Dormagen: „Erziehungscamps wie in den USA lehne ich ab“

Jugendkriminalität: Hans Scholten, Leiter des Raphaelshauses, ist Mittwoch zu Gast in „Hart, aber fair“.

Dormagen. Was ist die angemessene Antwort auf jugendliche Gewalttäter? Eine Frage, die derzeit viele Gemüter bewegt und eine Grundsatzdiskussion ausgelöst hat. Auch bei "Hart, aber fair" in der ARD wird das Thema heute Abend ab 21.45Uhr diskutiert. Eingeladen in die Diskussionsrunde ist auch Hans Scholten als Leiter des Jugendhilfezentrums Raphaelshaus in Dormagen und als Mitglied des Bundesvorstandes für katholische Einrichtungen und Dienste der Erziehungshilfe.

WZ: Herr Scholten, was halten Sie davon, dass der hessische Ministerpräsident Roland Koch das Thema der Strafverschärfung für gewalttätige Jugendliche für Wahlkampfzwecke nutzt?

Hans Scholten: Grundsätzlich halte ich davon nichts, denn dadurch kochen viele Themen hoch, die es verdienen, auf andere Art intensiv und qualitativ seriös diskutiert zu werden.

WZ: Was läuft bei der aktuellen Diskussion falsch?

Scholten: Dadurch, dass das Thema im Wahlkampf benutzt wird, schalten die Politiker auf Autopilot. Sie folgen dem Leitstrahl ihrer Partei. Sie bleiben bei ihrem Standpunkt, egal welche Gegenargumente es gibt. Die Diskussion automatisiert sich. Es ist wichtig, dass Themen wie etwa die Kriminalität ausländischer Jugendlicher enttabuisiert werden, aber ich wünsche mir und den Jugendlichen, dass dies auf einem anderen Niveau stattfindet.

WZ: Können Sie verstehen, dass die Emotionen bei solchen Vorfällen wie dem Überfall auf einen Rentner in der Münchener U-Bahn hochkochen?

Scholten: Natürlich! Ich bekomme einen Wutanfall, wenn ich diese Bilder sehe. Ein solches Verhalten ist nicht akzeptabel. Es ist unfair und gemein. Diese Täter bewegen sich jenseits jeder Toleranz. Niemand, der sich als pädagogischer Fachmann versteht, würde sie in Schutz nehmen.

WZ: Was halten Sie von dem Vorschlag, das Strafmaß für Jugendliche zu erhöhen?

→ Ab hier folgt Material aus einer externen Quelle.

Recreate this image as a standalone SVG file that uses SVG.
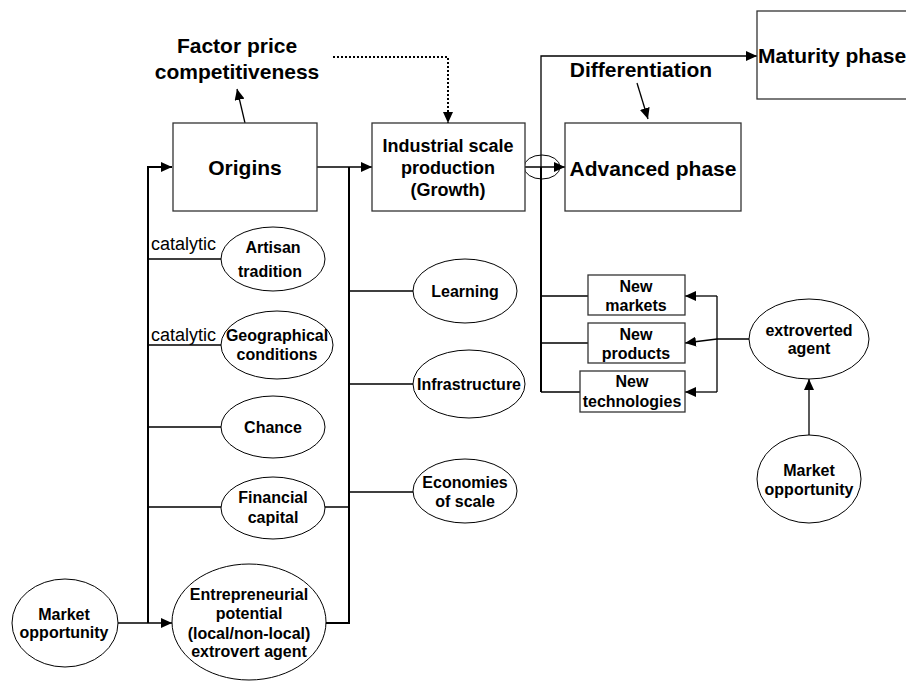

Scholten: Wir haben in Deutschland kein Gesetzesdefizit, sondern ein Vollzugsdefizit. Die Jugendgesetze reichen aus. Aber bis sie in Verfahren angewendet werden, vergeht manchmal ein halbes bis ganzes Jahr. In dieser Zeit steckt der Jugendliche in seiner Clique, in der er sich beweisen will. Die Taten duplizieren sich, bevor Konsequenzen folgen.

WZ: Wo ist die Lösung? Im Erziehungscamp?

Scholten: Erziehungscamps nach amerikanischem Vorbild lehne ich ab. Auch für kriminelle Jugendliche müssen in der Pädadogik drei Grundprinzipien gelten: Konsequenz und Wertschätzung, aber vor allem das Aufzeigen von Zukunftsperspektiven in der Gesellschaft.

WZ: Ihre Erfahrung in ihren eigenen Gruppen für kriminell gewordene Jugendliche haben gezeigt, dass sich diese Konzept bewährt hat?

Scholten: Weder bloße Kuschelpädagogik noch militärischer Drill können dauerhaft etwas bewirken. Wichtig ist die Kombination aus den genannten Prinzipien. Konsequenz kann auch Warnschuss-Arrest bedeuten. Bei den meisten straffällig gewordenen Jugendlichen im Raphaelshaus hat sich der gerichtlich verordnete Wochenend- oder Ferien-Arrest als heilsamer Schock erwiesen. Wichtig ist aber, dass die Jugendlichen anschließend in pädagogischen Gesprächen die Situation verarbeiten, damit sie sich eingestehen, dass die Zeit im Knast etwas in ihnen bewegt hat.